As soon as Meridith Price had her first taste of travel, she knew she’d been struck with a bad case of wanderlust. While searching for a cure for her condition in Latin America, she found herself petting alpacas in Cusco, mountain biking in the San Pedro de Atacama desert, dining al fresco in San Telmo, eating endless empanadas in Santiago and dreaming of more South American adventures. Thus far, her most meaningful and memorable experience was as a volunteer English teacher in the Chilean Patagonia region with the Chilean Ministry of Education’s “English Opens Doors” program from 2007-2008. As a current graduate student in the Washington D.C. area, she arranged for an internship with the program headquarters in Santiago in 2010.
I’ve been in their shoes before. Looking out over 20-some faces, full of excitement, trepidation and curiosity, I feel a familiar rush. They are the first, of an estimated few-hundred volunteers for 2010, to arrive to Chile to participate in the English Opens Doors program (Programa Inglès Abre Puertas). Implemented by the Chilean Ministry of Education and supported by the United Nations Development Programme, the English Opens Doors program places English speaking teachers in public schools throughout all 15 regions of Chile.
A little more than two years ago, I was a four-month volunteer in a local community at the “ends of the earth” in Chile’s XII region of Magallanes. I taught at a rural elementary/middle school in the Chilean Patagonia — the southern-most point of South America — where I lived with a Chilean family in a peach-colored corrugated tin-roofed home amongst glaciers, mountains, penguins, pumas and vast expanses of sheep-speckled, nearly untouched terrain.
As I walked out the door every morning to a brilliant ruby red and tangerine Patagonian sunrise and a rush of brisk air off the Strait of Magellan, I would brace myself for the ensuing rush of energetic adolescents racing around the hallways at the start of another school day in Chile.

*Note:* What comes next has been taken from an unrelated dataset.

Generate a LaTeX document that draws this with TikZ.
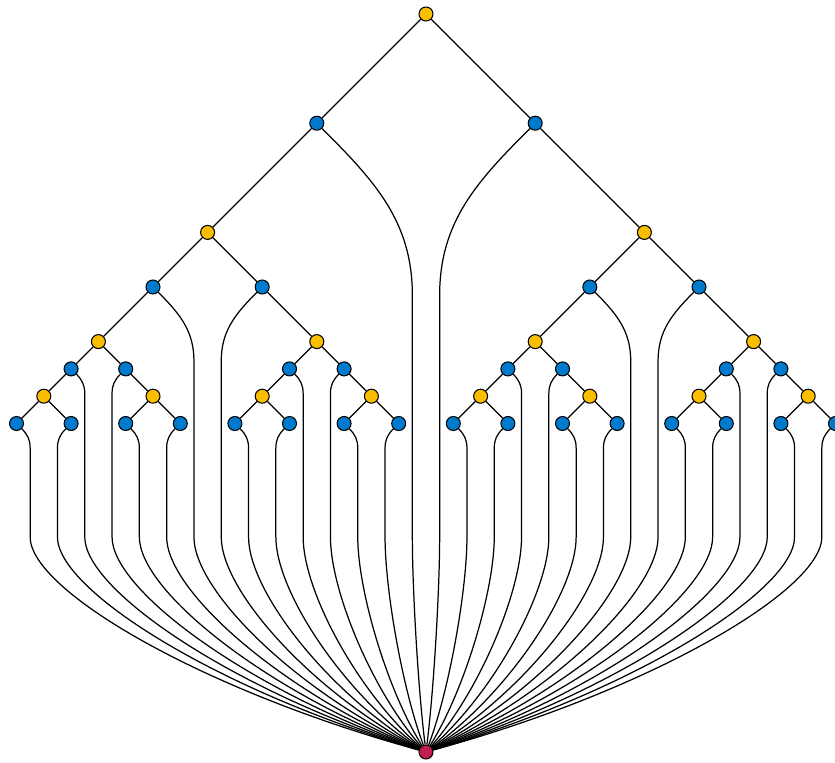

Now, a thousand-some miles north of the little town, Punta Arenas, where I was a volunteer, this group of optimistic volunteers is sitting before me. In a university classroom a few floors above the summertime bustle on the streets of the Santiago city-center below, they are asking questions about the program. Like them, when I arrived as a volunteer in 2007, I was not really sure what to expect in the months that lay ahead.

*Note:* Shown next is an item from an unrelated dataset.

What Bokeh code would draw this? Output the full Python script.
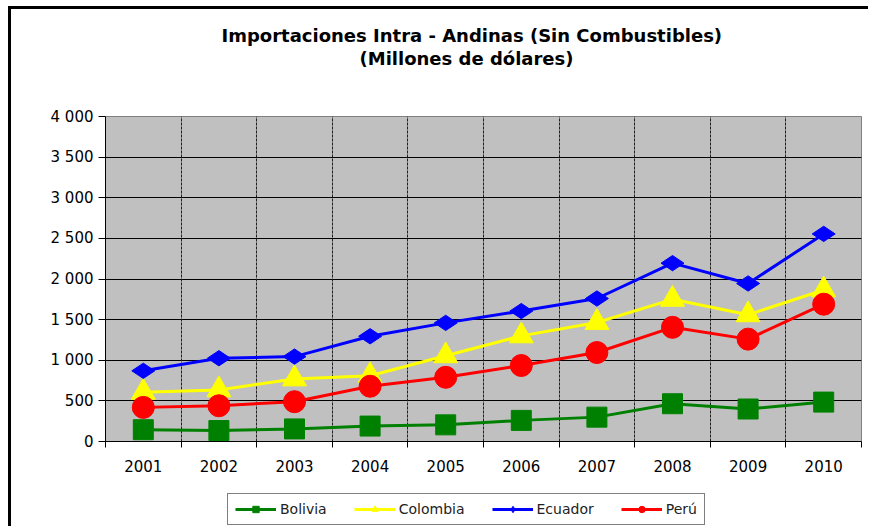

Like them, I had come looking for an adventure, a meaningful experience, an opportunity to teach English and to improve my Spanish. What I found was a unique and dynamic initiative in a country that is leading the way in development in Latin America, as well as a network of teachers, students, professional contacts and lifelong friends, with whom I still keep in touch.
I liked the program for what it provided — the opportunity to volunteer and to really integrate myself in a local community in Chile for a reasonable cost, with a program I felt I could trust.
Two years later, I’m back, but for just a short time this time around, as a graduate student completing an internship in the English Opens Doors central office in Santiago. The reality of returning home to winter in Washington D.C. to continue with grad school readings and research papers menacingly looms over my shoulder.
Just for the moment, I’ll enjoy the agreeable weather of summer in Chile and the nostalgic sense of satisfaction that the program continues to grow, succeed and bring in greater numbers of volunteers each year with the same sense of idealism, adventure and excitement.